Aim ::
Find the word "this" in the listing; pull out each line holding it.

Supplied information ::
◇ ◇ ◇

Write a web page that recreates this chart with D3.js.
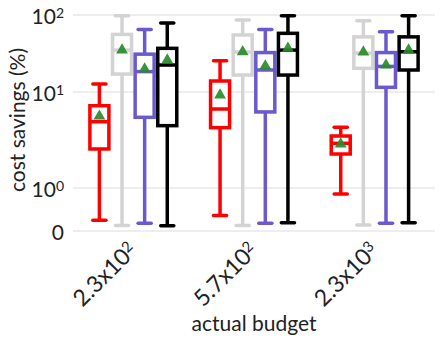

◇ ◇ ◇

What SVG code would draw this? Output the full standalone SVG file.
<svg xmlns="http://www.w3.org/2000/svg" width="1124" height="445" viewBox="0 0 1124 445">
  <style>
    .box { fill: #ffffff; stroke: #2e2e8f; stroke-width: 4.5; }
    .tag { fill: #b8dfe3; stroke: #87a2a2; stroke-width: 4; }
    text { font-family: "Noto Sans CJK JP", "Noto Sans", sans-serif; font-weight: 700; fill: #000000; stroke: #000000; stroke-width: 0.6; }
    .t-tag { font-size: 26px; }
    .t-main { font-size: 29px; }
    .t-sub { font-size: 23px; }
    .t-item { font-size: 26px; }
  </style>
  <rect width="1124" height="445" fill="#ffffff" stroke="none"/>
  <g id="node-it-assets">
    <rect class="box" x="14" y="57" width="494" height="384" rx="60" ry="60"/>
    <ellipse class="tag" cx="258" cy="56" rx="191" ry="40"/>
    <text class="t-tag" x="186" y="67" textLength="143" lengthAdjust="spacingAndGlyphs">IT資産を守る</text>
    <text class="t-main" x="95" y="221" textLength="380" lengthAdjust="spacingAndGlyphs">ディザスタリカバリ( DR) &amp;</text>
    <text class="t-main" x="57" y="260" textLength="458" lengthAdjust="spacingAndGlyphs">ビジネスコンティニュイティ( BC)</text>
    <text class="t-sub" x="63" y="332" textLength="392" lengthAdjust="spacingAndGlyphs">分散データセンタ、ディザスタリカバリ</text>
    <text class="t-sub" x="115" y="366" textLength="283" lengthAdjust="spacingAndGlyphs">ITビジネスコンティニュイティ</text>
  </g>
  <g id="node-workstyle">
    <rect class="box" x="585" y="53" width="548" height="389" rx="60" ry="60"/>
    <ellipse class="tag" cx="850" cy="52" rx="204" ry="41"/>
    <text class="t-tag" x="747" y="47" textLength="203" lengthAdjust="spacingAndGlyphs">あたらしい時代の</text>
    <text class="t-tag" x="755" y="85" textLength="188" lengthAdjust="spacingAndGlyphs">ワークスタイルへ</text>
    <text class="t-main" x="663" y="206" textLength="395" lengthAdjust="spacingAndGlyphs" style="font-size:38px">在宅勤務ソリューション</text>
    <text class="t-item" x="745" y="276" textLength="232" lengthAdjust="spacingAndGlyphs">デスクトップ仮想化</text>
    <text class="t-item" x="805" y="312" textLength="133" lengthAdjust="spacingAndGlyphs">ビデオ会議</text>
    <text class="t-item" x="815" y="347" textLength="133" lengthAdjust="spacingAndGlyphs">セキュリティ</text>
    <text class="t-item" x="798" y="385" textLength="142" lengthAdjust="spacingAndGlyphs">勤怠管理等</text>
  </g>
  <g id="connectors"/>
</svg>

◇ ◇ ◇

Written solution ::
Write a web page that recreates this chart with D3.js.
What SVG code would draw this? Output the full standalone SVG file.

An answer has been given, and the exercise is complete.